_WORK INSTRUCTIONS_
Skip the pictures, please, and write out exactly the lines from the opening of the data through the line containing "const yTitle = 'Clamping force（%）';".
▼▼▼
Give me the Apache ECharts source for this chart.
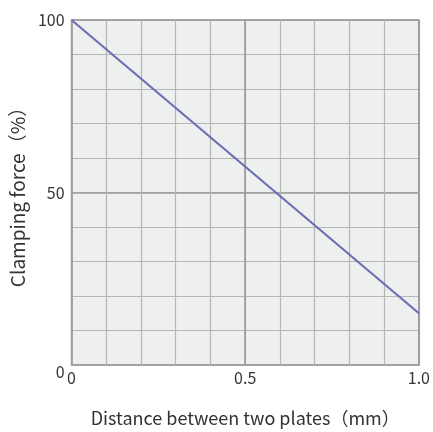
<!DOCTYPE html>
<html><head><meta charset="utf-8">
<script src="https://cdn.jsdelivr.net/npm/echarts@6/dist/echarts.min.js"></script>
<style>html,body{margin:0;padding:0;background:#fff;}#c{width:433px;height:432px;}</style>
</head><body><div id="c"></div>
<script>
const distance = [0, 1.0];
const clampingForce = [100, 15];
const xTicks = [0, 0.5, 1.0];
const yTicks = [0, 50, 100];
const xTitle = 'Distance between two plates（mm）';
const yTitle = 'Clamping force（%）';

const chart = echarts.init(document.getElementById('c'));
const font = '"Noto Sans CJK JP", "Noto Sans", sans-serif';
const minor = '#b5b5b5', major = '#9c9c9c';
chart.setOption({
  animation: false,
  grid: { left: 70, top: 20, right: 11, bottom: 63, show: true, backgroundColor: '#eeefef', borderColor: major, borderWidth: 1.5 },
  xAxis: [
    { type: 'value', min: 0, max: 1, interval: 0.1,
      axisLine: { show: false }, axisTick: { show: false },
      splitLine: { show: true, lineStyle: { color: minor, width: 1.2 } },
      axisLabel: { color: '#333', fontSize: 16, fontFamily: font, margin: 5,
        formatter: v => { const r = Math.round(v * 10) / 10; return xTicks.includes(r) ? (r === 0 ? '0' : r.toFixed(1)) : ''; } },
      name: xTitle, nameLocation: 'middle', nameGap: 44,
      nameTextStyle: { color: '#333', fontSize: 18, fontFamily: font }
    },
    { type: 'value', min: 0, max: 1, interval: 0.5, position: 'bottom',
      axisLine: { show: false }, axisTick: { show: false }, axisLabel: { show: false },
      splitLine: { show: true, lineStyle: { color: major, width: 1.6 } } }
  ],
  yAxis: [
    { type: 'value', min: 0, max: 100, interval: 10,
      axisLine: { show: false }, axisTick: { show: false },
      splitLine: { show: true, lineStyle: { color: minor, width: 1.2 } },
      axisLabel: { color: '#333', fontSize: 16, fontFamily: font, margin: 7,
        formatter: v => { const r = Math.round(v); return (r !== 0 && yTicks.includes(r)) ? String(r) : ''; } },
      name: yTitle, nameLocation: 'middle', nameGap: 44, nameRotate: 90,
      nameTextStyle: { color: '#333', fontSize: 19, fontFamily: font }
    },
    { type: 'value', min: 0, max: 100, interval: 50, position: 'left',
      axisLine: { show: false }, axisTick: { show: false },
      axisLabel: { show: true, color: '#333', fontSize: 16, fontFamily: font, margin: 7,
        verticalAlign: 'top', lineHeight: 14,
        formatter: v => Math.round(v) === 0 ? '0' : '' },
      splitLine: { show: true, lineStyle: { color: major, width: 1.6 } } }
  ],
  series: [{
    type: 'line', xAxisIndex: 0, yAxisIndex: 0, symbol: 'none',
    data: distance.map((d, i) => [d, clampingForce[i]]),
    lineStyle: { color: '#6a70b6', width: 2.2 }, z: 5
  }]
});
</script></body></html>
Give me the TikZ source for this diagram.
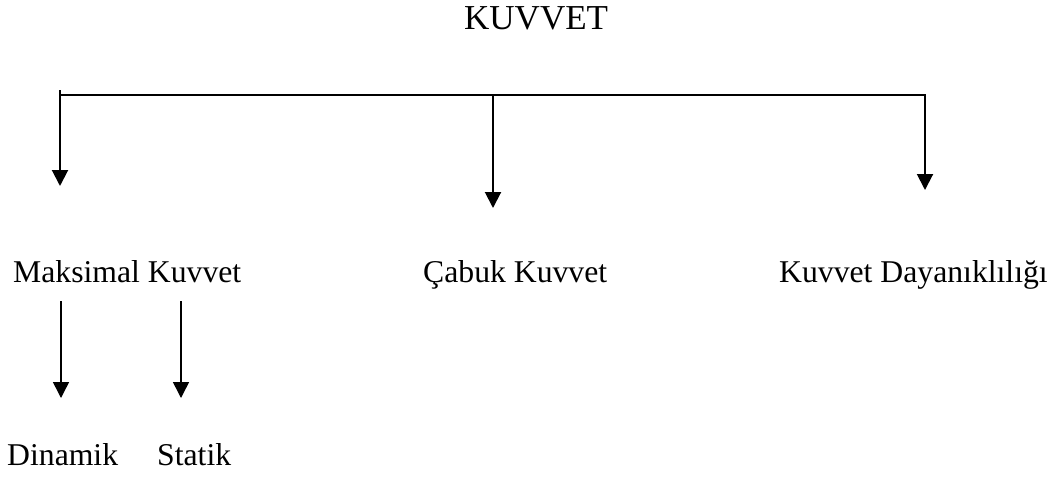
\documentclass[tikz,border=0pt]{standalone}
\usepackage{fontspec}
\setmainfont{Liberation Serif}
\usetikzlibrary{arrows.meta}
\begin{document}
\begin{tikzpicture}[x=1pt,y=-1pt,
  txt/.style={anchor=base west,inner sep=0pt,font=\fontsize{31.7}{38}\selectfont},
  headtxt/.style={txt,font=\fontsize{35}{42}\selectfont},
  link/.style={line width=2pt},
  thinlink/.style={line width=1.5pt},
  arr/.style={-{Triangle[width=16pt,length=16pt]}}]
\useasboundingbox (0,0) rectangle (1062,477);

% labels
\node[headtxt] (kuvvet) at (464,29) {KUVVET};
\node[txt] (maks) at (13,282) {Maksimal Kuvvet};
\node[txt] (cabuk) at (423,282) {Çabuk Kuvvet};
\node[txt] (dayan) at (779,282) {Kuvvet Dayanıklılığı};
\node[txt] (dinamik) at (7,465) {Dinamik};
\node[txt] (statik) at (157,465) {Statik};

% branching bar
\coordinate (bar-top) at (60,90);
\coordinate (bar-w) at (60,95);
\coordinate (bar-m) at (493,95);
\coordinate (bar-e) at (925,95);
\coordinate (tip-maks) at (60,186);
\coordinate (tip-cabuk) at (493,208);
\coordinate (tip-dayan) at (925,190);

\draw[link,arr] (bar-top) -- (tip-maks);
\draw[link,arr] (bar-m) -- (tip-cabuk);
\draw[link,arr,line join=miter] (bar-w) -- (bar-e) -- (tip-dayan);

% sub-branches of Maksimal Kuvvet
\coordinate (din-top) at (61,301);
\coordinate (din-tip) at (61,398);
\coordinate (sta-top) at (181,301);
\coordinate (sta-tip) at (181,398);
\draw[thinlink,arr] (din-top) -- (din-tip);
\draw[thinlink,arr] (sta-top) -- (sta-tip);
\end{tikzpicture}
\end{document}
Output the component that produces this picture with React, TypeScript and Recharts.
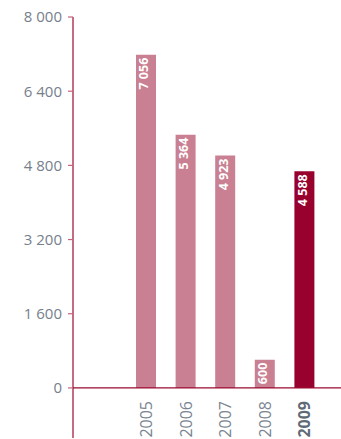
import React from 'react';
import { BarChart, Bar, XAxis, YAxis, ReferenceLine, Cell, LabelList } from 'recharts';

const years = ['2005', '2006', '2007', '2008', '2009'];
const values = [7056, 5364, 4923, 600, 4588];
const highlightYear = '2009';
const yTicks = [0, 1600, 3200, 4800, 6400, 8000];

const data = years.map((y, i) => ({ year: y, value: values[i] }));

const BAR = '#c98092';
const HIGHLIGHT = '#98002e';
const AXIS = '#9b0a30';
const TEXT = '#76808c';
const FONT = '"Open Sans", sans-serif';

const fmt = (v: number) => String(v).replace(/\B(?=(\d{3})+(?!\d))/g, ' ');

const ValueLabel = (props: any) => {
  const { x, y, width, value } = props;
  const cx = x + width / 2 - 2;
  const ty = y + 3;
  return (
    <text
      x={cx}
      y={ty}
      transform={`rotate(-90 ${cx} ${ty})`}
      textAnchor="end"
      dominantBaseline="central"
      fill="#ffffff"
      fontSize={12.5}
      fontWeight={700}
      fontFamily={FONT}
    >
      {fmt(value)}
    </text>
  );
};

const YearLabel = (props: any) => {
  const { x, y, width, height, value } = props;
  const cx = x + width / 2;
  const ty = y + height + 13;
  const bold = value === highlightYear;
  return (
    <text
      x={cx}
      y={ty}
      transform={`rotate(-90 ${cx} ${ty})`}
      textAnchor="end"
      dominantBaseline="central"
      fill={bold ? '#5f6a77' : '#7a8591'}
      fontSize={16}
      fontWeight={bold ? 700 : 400}
      fontFamily={FONT}
    >
      {value}
    </text>
  );
};

export default function App() {
  return (
    <div style={{ position: 'absolute', left: 0, top: 0, width: 341, height: 439 }}>
      <BarChart
        width={341}
        height={439}
        data={data}
        margin={{ top: 17, right: 0, bottom: 1, left: 0 }}
      >
        <XAxis dataKey="year" hide padding={{ left: 53, right: 17 }} />
        <YAxis
          yAxisId="axis"
          width={73}
          domain={[-1080, 8000]}
          allowDataOverflow
          ticks={yTicks}
          tickFormatter={fmt}
          axisLine={{ stroke: AXIS, strokeWidth: 1.2 }}
          tickLine={{ stroke: '#c4637c', strokeWidth: 1.2 }}
          tickSize={5}
          tickMargin={6}
          tick={{ fill: TEXT, fontSize: 15, fontFamily: FONT }}
          interval={0}
        />
        <YAxis yAxisId="bars" hide domain={[-1058, 7854]} allowDataOverflow />
        <ReferenceLine yAxisId="axis" y={0} stroke={AXIS} strokeWidth={1.2} />
        <Bar yAxisId="bars" dataKey="value" barSize={20} isAnimationActive={false}>
          {data.map((d) => (
            <Cell key={d.year} fill={d.year === highlightYear ? HIGHLIGHT : BAR} />
          ))}
          <LabelList dataKey="value" content={ValueLabel} />
          <LabelList dataKey="year" content={YearLabel} />
        </Bar>
      </BarChart>
    </div>
  );
}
▲▲▲
_RESULT OF THE TASK_
Give me the Apache ECharts source for this chart.
<!DOCTYPE html>
<html><head><meta charset="utf-8">
<script src="https://cdn.jsdelivr.net/npm/echarts@6/dist/echarts.min.js"></script>
<style>html,body{margin:0;padding:0;background:#fff;}#c{width:433px;height:432px;}</style>
</head><body><div id="c"></div>
<script>
const distance = [0, 1.0];
const clampingForce = [100, 15];
const xTicks = [0, 0.5, 1.0];
const yTicks = [0, 50, 100];
const xTitle = 'Distance between two plates（mm）';
const yTitle = 'Clamping force（%）';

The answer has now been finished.